The number of physicians trained has not kept up with the country’s population growth, with Israel ranking near the bottom of doctors per capita among OECD countries, especially in the periphery, the Post noted.

The move is not totally unexpected, given that the Council for Higher Education had recommended it already in 2018. A significant number of Israeli students who study abroad do not return.

The decision will open 130 more spaces annually in BGU, Tel Aviv University (TAU) and the Technion-Israel Institute of Technology, which have run English-language schools for decades, mainly filled with American and Canadian students.

The Health Ministry also intends to increase the number of classes over the next three years to 300, which would mean 1,200 new Israeli doctors will graduate per year rather than the current 900.

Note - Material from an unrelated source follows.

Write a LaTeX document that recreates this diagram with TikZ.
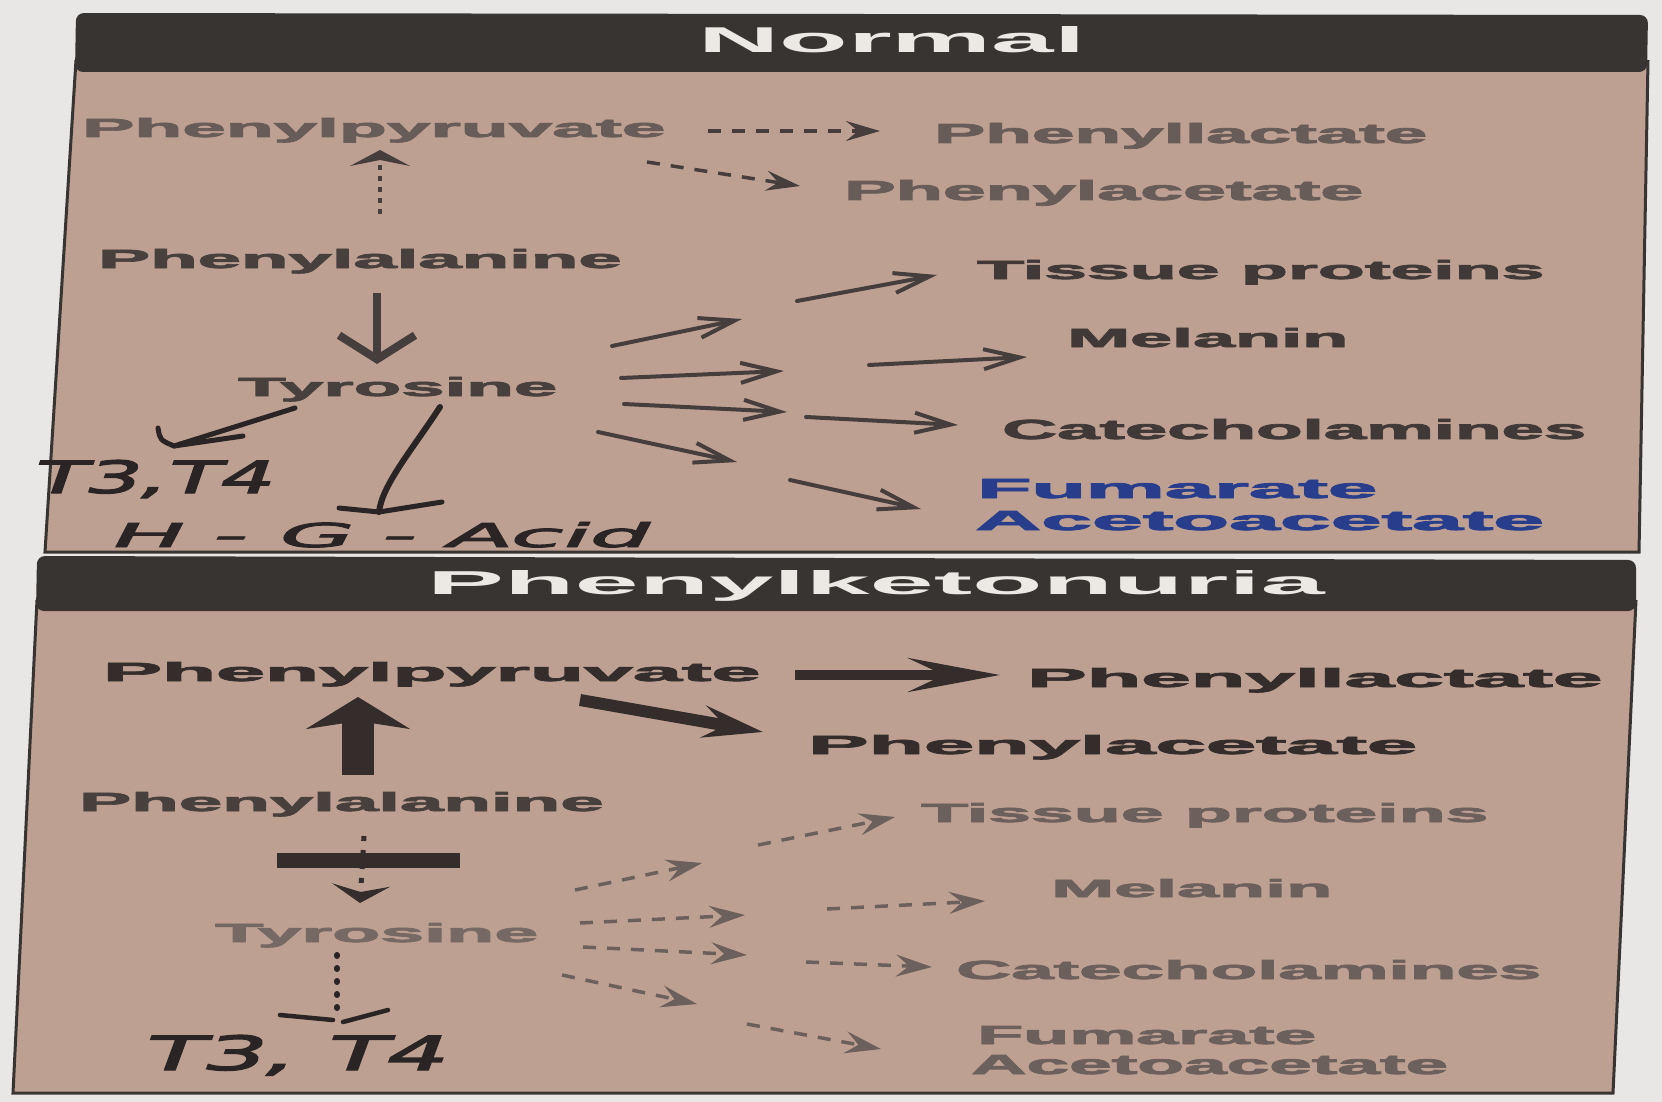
\documentclass[tikz,border=0pt]{standalone}
\usepackage{fontspec}
\usepackage{graphicx}
\usetikzlibrary{arrows.meta}
\newfontfamily\pf{Liberation Sans}[UprightFont=* Bold, FakeBold=2.5]
\newfontfamily\hf{Liberation Sans}[UprightFont=* Bold]
\newfontfamily\hw{DejaVu Sans}[FakeSlant=0.18,FakeBold=2.5]
\definecolor{bgout}{RGB}{232,231,229}
\definecolor{panel}{RGB}{189,160,145}
\definecolor{hdr}{RGB}{56,52,50}
\definecolor{hdrtxt}{RGB}{236,233,229}
\definecolor{tfaded}{RGB}{104,92,88}
\definecolor{tmid}{RGB}{72,64,61}
\definecolor{tdark}{RGB}{64,57,55}
\definecolor{tblue}{RGB}{40,62,140}
\definecolor{arr}{RGB}{70,62,60}
\definecolor{bdark}{RGB}{52,45,43}
\definecolor{bfade}{RGB}{108,96,92}
\definecolor{bfade2}{RGB}{118,105,100}
\definecolor{ink}{RGB}{42,36,36}
\newcommand{\fitw}[3]{\resizebox{#1pt}{#2pt}{#3}}
\tikzset{
  lbl/.style={inner sep=0pt, anchor=base west, font=\pf},
  hlbl/.style={inner sep=0pt, anchor=base west, font=\hf, text=hdrtxt},
  hand/.style={inner sep=0pt, anchor=base west, font=\hw, text=ink},
  solidarr/.style={draw=arr, line width=4pt, line cap=round, -{Straight Barb[length=36pt,width=20pt]}},
  dasharr/.style={draw=arr, line width=3.5pt, dash pattern=on 13pt off 11pt, -{Stealth[length=34pt,width=20pt,inset=12pt]}},
  bdasharr/.style={draw=bfade, line width=3.5pt, dash pattern=on 13pt off 11pt, -{Stealth[length=36pt,width=22pt,inset=13pt]}},
  inkline/.style={draw=ink, line width=5pt, line cap=round, line join=round},
}
\begin{document}
\begin{tikzpicture}[x=1pt,y=-1pt]
\useasboundingbox (0,0) rectangle (1662,1102);
\fill[bgout] (0,0) rectangle (1662,1102);

% ---------- panels ----------
\fill[panel] (76,60) -- (1648,60) -- (1639,552) -- (45,552) -- cycle;
\draw[hdr, line width=3pt] (76,60) -- (45,552) -- (1639,552) -- (1648,60);
\fill[hdr, rounded corners=8pt] (76,13) -- (1648,15) -- (1647,72) -- (75,72) -- cycle;

\fill[panel] (37,600) -- (1636,600) -- (1613,1093) -- (13,1093) -- cycle;
\draw[hdr, line width=3pt] (37,600) -- (13,1093) -- (1613,1093) -- (1636,600);
\fill[hdr, rounded corners=8pt] (37,556) -- (1636,560) -- (1636,611) -- (36,611) -- cycle;

% ---------- headers ----------
\node[hlbl] (hN) at (698,53) {\fitw{387}{26}{Normal}};
\node[hlbl] (hP) at (427,594) {\fitw{897}{24}{Phenylketonuria}};

% ---------- top panel labels ----------
\node[lbl, text=tfaded] (tPP) at (82,137) {\fitw{583}{19}{Phenylpyruvate}};
\node[lbl, text=tfaded] (tPL) at (934,143) {\fitw{493}{20}{Phenyllactate}};
\node[lbl, text=tfaded] (tPA) at (844,200) {\fitw{519}{20}{Phenylacetate}};
\node[lbl, text=tmid] (tPhe) at (98,268) {\fitw{523}{19}{Phenylalanine}};
\node[lbl, text=tmid] (tTyr) at (238,396) {\fitw{319}{19}{Tyrosine}};
\node[lbl, text=tdark] (tTP) at (977,279) {\fitw{567}{19}{Tissue proteins}};
\node[lbl, text=tdark] (tMel) at (1067,347) {\fitw{281}{19}{Melanin}};
\node[lbl, text=tdark] (tCat) at (1002,439) {\fitw{584}{20}{Catecholamines}};
\node[lbl, text=tblue] (tFum) at (977,498) {\fitw{400}{19}{Fumarate}};
\node[lbl, text=tblue] (tAce) at (975,530) {\fitw{569}{19}{Acetoacetate}};

% top connectors
\coordinate (u1) at (380,214); \coordinate (u2) at (380,150);
\draw[draw=arr, line width=4.5pt, dash pattern=on 5pt off 6pt, -{Stealth[length=16pt,width=60pt,inset=6pt]}] (u1) -- (u2);
\coordinate (d1) at (377,293); \coordinate (d2) at (377,364);
\draw[draw=arr, line width=8pt, -{Straight Barb[length=24pt,width=76pt]}] (d1) -- (d2);
\coordinate (p1) at (708,131); \coordinate (p2) at (880,131);
\draw[dasharr] (p1) -- (p2);
\coordinate (q1) at (647,162); \coordinate (q2) at (800,186);
\draw[dasharr] (q1) -- (q2);

\coordinate (a1s) at (612,346); \coordinate (a1e) at (742,319);
\coordinate (b1s) at (797,301); \coordinate (b1e) at (937,275);
\coordinate (a2s) at (621,378); \coordinate (a2e) at (784,371);
\coordinate (b2s) at (869,365); \coordinate (b2e) at (1027,357);
\coordinate (a3s) at (624,404); \coordinate (a3e) at (787,412);
\coordinate (b3s) at (806,417); \coordinate (b3e) at (958,425);
\coordinate (a4s) at (598,432); \coordinate (a4e) at (737,462);
\coordinate (b4s) at (790,480); \coordinate (b4e) at (921,509);
\foreach \s/\e in {a1s/a1e,b1s/b1e,a2s/a2e,b2s/b2e,a3s/a3e,b3s/b3e,a4s/a4e,b4s/b4e}
  \draw[solidarr] (\s) -- (\e);

% handwritten (top)
\coordinate (c1) at (295,408); \coordinate (c2) at (174,446);
\draw[inkline] (c1) -- (c2);
\draw[inkline] (158,428) .. controls (160,440) .. (c2) -- (243,436);
\coordinate (h1) at (440,407); \coordinate (h2) at (379,512);
\draw[inkline, line width=6pt] (h1) .. controls (412,450) and (382,485) .. (h2);
\draw[inkline] (339,508) -- (h2) -- (442,502);
\node[hand] (tT34) at (30,493) {\fitw{240}{33}{T3,T4}};
\node[hand] (tHGA) at (107,547) {\fitw{538}{25}{H - G - Acid}};

% ---------- bottom panel labels ----------
\node[lbl, text=bdark] (bPP) at (103,681) {\fitw{657}{19}{Phenylpyruvate}};
\node[lbl, text=bdark] (bPL) at (1027,687) {\fitw{575}{19}{Phenyllactate}};
\node[lbl, text=bdark] (bPA) at (808,754) {\fitw{609}{19}{Phenylacetate}};
\node[lbl, text=tmid] (bPhe) at (79,811) {\fitw{524}{19}{Phenylalanine}};
\node[lbl, text=bfade2] (bTyr) at (215,942) {\fitw{323}{19}{Tyrosine}};
\node[lbl, text=bfade] (bTP) at (921,822) {\fitw{567}{19}{Tissue proteins}};
\node[lbl, text=bfade] (bMel) at (1051,897) {\fitw{281}{18}{Melanin}};
\node[lbl, text=bfade] (bCat) at (956,979) {\fitw{585}{19}{Catecholamines}};
\node[lbl, text=bfade] (bFum) at (977,1044) {\fitw{339}{18}{Fumarate}};
\node[lbl, text=bfade] (bAce) at (971,1074) {\fitw{477}{19}{Acetoacetate}};

% bottom thick arrows
\coordinate (k1) at (795,675); \coordinate (k2) at (1000,675);
\draw[draw=bdark, line width=10pt, -{Stealth[length=92pt,width=34pt,inset=36pt]}] (k1) -- (k2);
\coordinate (m1) at (580,700); \coordinate (m2) at (763,732);
\draw[draw=bdark, line width=12pt, -{Stealth[length=60pt,width=32pt,inset=22pt]}] (m1) -- (m2);
\coordinate (v1) at (358,775); \coordinate (v2) at (358,697);
\draw[draw=bdark, line width=32pt, -{Stealth[length=32pt,width=104pt,inset=8pt]}] (v1) -- (v2);

% block
\fill[bdark] (277,853) rectangle (460,868);
\coordinate (w1) at (364,836); \coordinate (w2) at (360,903);
\draw[draw=bdark, line width=5pt, dash pattern=on 5pt off 9pt, -{Stealth[length=18pt,width=58pt,inset=7pt]}] (w1) -- (w2);

% bottom dashed arrows
\coordinate (e1s) at (575,890); \coordinate (e1e) at (702,863);
\coordinate (f1s) at (758,845); \coordinate (f1e) at (895,817);
\coordinate (e2s) at (580,923); \coordinate (e2e) at (745,915);
\coordinate (f2s) at (827,909); \coordinate (f2e) at (985,901);
\coordinate (e3s) at (583,947); \coordinate (e3e) at (747,955);
\coordinate (f3s) at (806,962); \coordinate (f3e) at (932,967);
\coordinate (e4s) at (562,975); \coordinate (e4e) at (697,1004);
\coordinate (f4s) at (747,1024); \coordinate (f4e) at (881,1049);
\foreach \s/\e in {e1s/e1e,f1s/f1e,e2s/e2e,f2s/f2e,e3s/e3e,f3s/f3e,e4s/e4e,f4s/f4e}
  \draw[bdasharr] (\s) -- (\e);

% bottom handwritten
\coordinate (g1) at (337,955); \coordinate (g2) at (337,1016);
\draw[draw=ink, line width=6pt, line cap=round, dash pattern=on 1pt off 12pt] (g1) -- (g2);
\draw[inkline, line width=4.5pt] (280,1015) -- (333,1020);
\draw[inkline, line width=4.5pt] (343,1022) -- (388,1010);
\node[hand] (bT34) at (140,1070) {\fitw{303}{35}{T3, T4}};
\end{tikzpicture}
\end{document}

The decision poses a challenge for the Israeli schools in that American students pay the same amount of tuition as they would in their home country, which is approximately $40-50,000 annually. In contrast, medical school in Israel, subsidized by the government, is only about NIS 13,000 ($4,000) per year for Israeli students.

According to the website Doctors Only, it was the sharp drop in revenue that led the Israeli universities to oppose the move until now.

As agreed upon by the Finance Ministry, the Israeli medical schools will therefore receive compensation of NIS 58,000 per student.

TAU’s program, established 45 years ago, is the most venerabled. Its executive dean, Dr. Stephen Lazar, was not enthused by the decision, as reflected in a letter he sent to the current crop of foreign students, the Post reported.

Calling it a “political decision,” he said that the school’s “graduates have been ambassadors for Israel, and they showcase the excellence of medical education at Israeli institutions. Demonstrated successful cooperation of medical institutions in the U.S., Canada and Israel were not considered in this political action.”

Chamovitz’s predecessor, Prof. Rivka Carmi, pointed to a different problem that has yet to be addressed.

“There is a shortage of physicians and a lack of hospitals and professors available for clinical teaching,” she told the Post. “The lack of hospitals for clinical teaching is the bottleneck. A second hospital, in addition to Soroka-University Medical Center, is planned for Beersheba, but that will be built in a decade, if we’re lucky.”

The only hospital built in Israel in the last 40 years was Samson Assuta in Ashdod, which opened its doors in 2017.

“It was the right decision not to accept foreign medical students in the future. I think there is no choice but to be in favor, if you think of the needs of Israel. I say this with a heavy heart,” she added.